Not too far beyond that, we saw Steve's Ficus religiosa tree. The name derives from the belief that the Buddha meditated and found enlightenment beneath one. Already immense at age 15, it's the most vigorous-growing tree Steve has ever seen.

After the collector's items, we entered the the production area for the fruit stand. Passing big loquat trees, canistels, and black sapotes, we came upon rows and rows of mango trees. They are close-planted on mounds several feet above the surrounding level. There are many varieties. Steve pointed out the big Nam Doc Mai's that give him three crops a year.

Steve also grows fifteen varieties of avocados, on a large raised area. Later, at the far end of the multi-acre nursery, we saw the sapodillas that supply the fruit stand. Steve thinks the best varieties are Alano, Makok, and Silas Wood, as they are the most everbearing. Because they put so much energy into production, it's easier to control their size than with the one-crop-a-year varieties.
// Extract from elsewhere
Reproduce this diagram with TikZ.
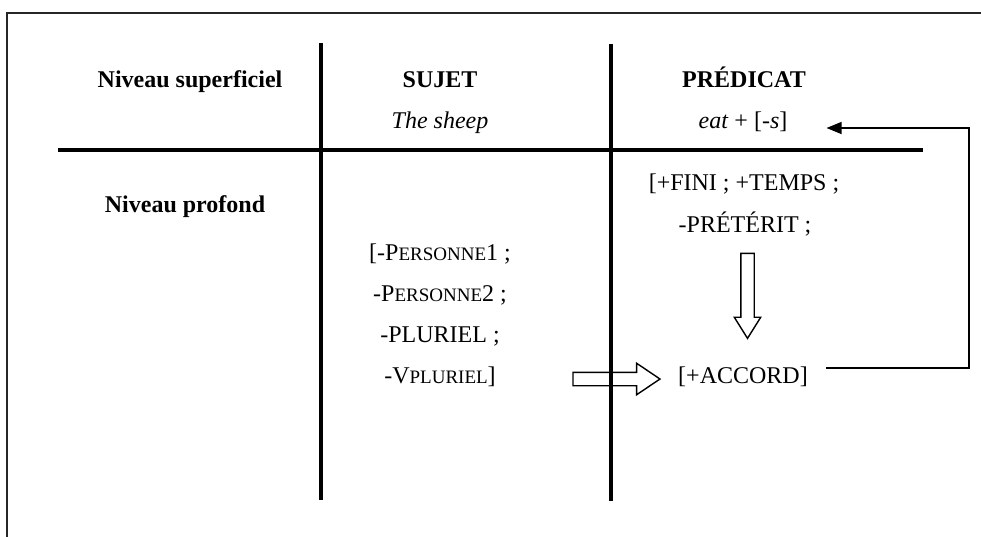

Most of the nursery is devoted to plant production. We saw many kinds of trees and many propagation methods. Most striking, I thought, were the rows of mature longan and lychee trees covered with air-layerings. There were literally hundreds of air-layered lychees in various stages of production. I shuddered to think about the cost that a mechanical failure of the misting system might bring. A lot can go wrong in the wholesale fruit tree business.

Steve explained some of the oddities of Pine Island horticulture. The lack of freezing temperatures is a huge asset, of course, but there are many challenges. Water is a major problem. Heavy rains can cause flooding during July, but the island is nearly a desert the rest of the year. The groundwater has salt content that fluctuates through the year, so Steve uses it very sparingly. His 5-gallon trees get by on just one quart of drip irrigation per day.

The tour ended with some fruit tasting at the stand and socializing. We bought some sapodillas at the stand, and some of Steve's special citrus fertilizer, then headed back north.

Even if you're not lucky enough to join a tour, a visit to Fruitscapes is an easy and worthwhile side trip from I-75 on your way to parts south.